アンダー・コントロールをめぐっての問題点

 英会話にせよ、日本語の会話にせよ、会話と言うものは難しいものです。たかが会話、されど会話だと思います。当たり前すぎて、学校教育や家庭教育で軽視されてきた経緯が、私たちの国にはあると言えます。ネットばっかりやっていると、顔と顔をつきあわせて、肌で直接相手の言葉を感じることが少なくなりますから、その悪い傾向はさらに加速されてしまうかもしれません。おそらく国語学者の嘆くこととなることでしょう。
 私の実家でも、よく親子の間で話の行き違いが起きます。そのために長い時間を話し合いに費やして、挙句の果てに「なんだそんなことだったのか。」とか「この点は、親と子の立場や考え方の違いでどうしても分かり合えないのだな。」とあきらめるしかないことを知るのでした。
 先日のオリンピック招致プレゼンテーションのスピーチで、安部首相がおっしゃられた"the situation is under control."をめぐって、日本国内で賛否が問われていると思います。「(福島の)状況は制御下にある」と簡単に日本語に直訳されています。しかし、安部首相は日本語で我々日本人に直接それを言ったわけではありません。日本にいるジャーナリストの方々や福島の現場のエンジニアの方々は、そのことを踏まえて以下の私の説明を冷静に聞いて頂きたいと思います。
 私は安部首相をかばう意図はもともとありません。結果として、彼を擁護する立場と同じになってしまうかもしれませんが、それが今回の説明の主眼でないことをあらかじめ明らかにしておきます。翻訳上の問題としては、その直訳のみでは言葉が足りないと思われます。「(汚染水問題などで予断を許さない福島の)状況を(今後、例え何が起ころうとも、現在の国家の責任者である私は、私自身の責任の範囲内で)コントロール下に置いています。」くらいに、日本語に翻訳して欲しいものです。カッコ内は、その場の言葉で直接表現されていませんが、安部首相のスピーチを聞いていた外国人に周知の情報だったと思います。
 よく私たち日本人は、安部首相は日本の事情を何も知らない外国人をだまして「福島原発の状況は制御下にある」と発言したと考えがちですが、それは違うと思います。攘夷の思想と言うのでしょうか、それとも戦前にアジアの外国の人々を下に見ていた習慣が、現在の私たち日本人の頭の片隅にわずかに残っていることの証(あかし)なのかもしれません。

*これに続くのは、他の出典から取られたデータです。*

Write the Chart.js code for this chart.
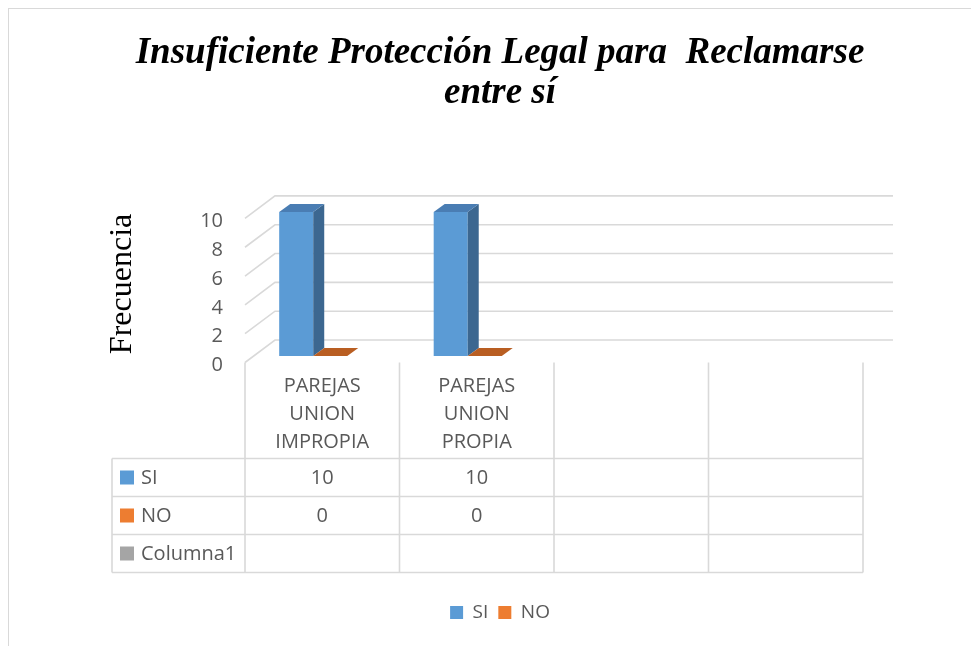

 つまり、あの外国人への安部首相のスピーチの言葉は間違いではなかった、という考え方も成り立つと思うのです。汚染水処理の問題で、その場にいた外国人誰しもが、福島原発の安全性に不安を持っていて、その影響がオリンピック開催候補地であった東京に及ぶかもしれない、いくら福島原発が東京から距離があると説明されたところで、誰も何もしなかったら、何が起こるかわからない。
 もしも、安部首相が"the situation is out of control(状況は制御下にない)"などと言ってしまったら、オリンピック招致に失敗するどころか、首相のクビが吹っ飛ぶことになりかねなかったと思います。そんな無責任な人間に、総理大臣の職務をまかせている日本という国、そして、日本国民は何て無責任なんだろう、と外国人は思うはずです。日本の国債だって、その価値を信用されなくなるかもしれません。つまり、安部首相は個人的な趣向で"under control"と主張したわけではないと思います。日本を背負って、全ての日本国民のためにそう言ったわけです。国家公務員は国民全体の奉仕者である、という日本国憲法の条文にあるように、それは至極当たり前のことだったのです。
 私は国家主義者でも右翼思想家でもありませんが、それくらいのことはわかります。「状況は十分な制御下にあるとは言えない」という日本の人々の主張を否定するわけではありませんが、安部首相のそのスピーチが間違っていたとも言えないと思います。